Clochan, Cill Mhic An Domhnaigh, Co. Kerry
Co. Kerry |
Settlement Sites
On the lower south-eastern slopes of Mount Eagle, above Ventry Harbour and Dingle Bay, a low scarp and three scattered mounds of stone are almost all that mark what was once a substantial early settlement.
Known as Cathair na Maoilinne, the site belongs to a class of enclosure associated with early medieval or earlier habitation on the Dingle Peninsula, and what makes it quietly arresting is the scale of the structures it once contained. Thirteen tiny chambers, the largest no more than 2.66 metres across and the smallest barely 1.29 metres in diameter, were packed inside an oval stone-walled enclosure measuring roughly 62 by 43 metres. These are clocháns, the dry-stone corbelled cells characteristic of early Irish ecclesiastical and monastic life, built without mortar by overlapping successive courses of stone until they meet at a roof.
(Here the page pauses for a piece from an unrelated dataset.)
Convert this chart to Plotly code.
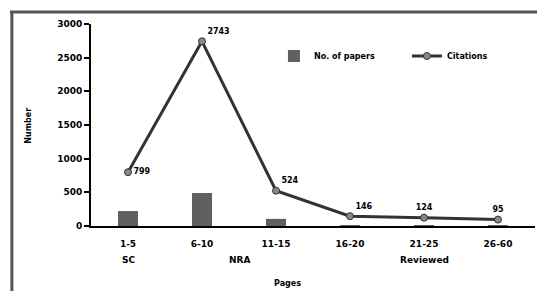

That so many could fit within a single enclosure, several in conjoined pairs, gives some sense of the density and intentionality of the original arrangement.
The site was recorded in detail by R.A.S. Macalister in 1899, when the oval enclosure wall was still legible and all thirteen chambers could be identified, along with a rock shelter and a possible further clochán lying about fourteen metres to the south. What survives today tells a much reduced story. The enclosure boundary has softened to an ill-defined area of roughly forty metres across, its southern edge marked by a faint bank of earth and stone, its northern edge by the low scarp. The three stone mounds in the north-west quadrant are the only surface traces of the chambers. To the south, the rock shelter remains, a space of four by two metres internally, partly bounded by a ruined wall and partly by natural outcropping rock, with a short stretch of walling nearby that may belong to one of the former clocháns. The 1986 Dingle Peninsula archaeological survey by J. Cuppage catalogued the site, providing the baseline against which the current, much-diminished state of preservation can be measured.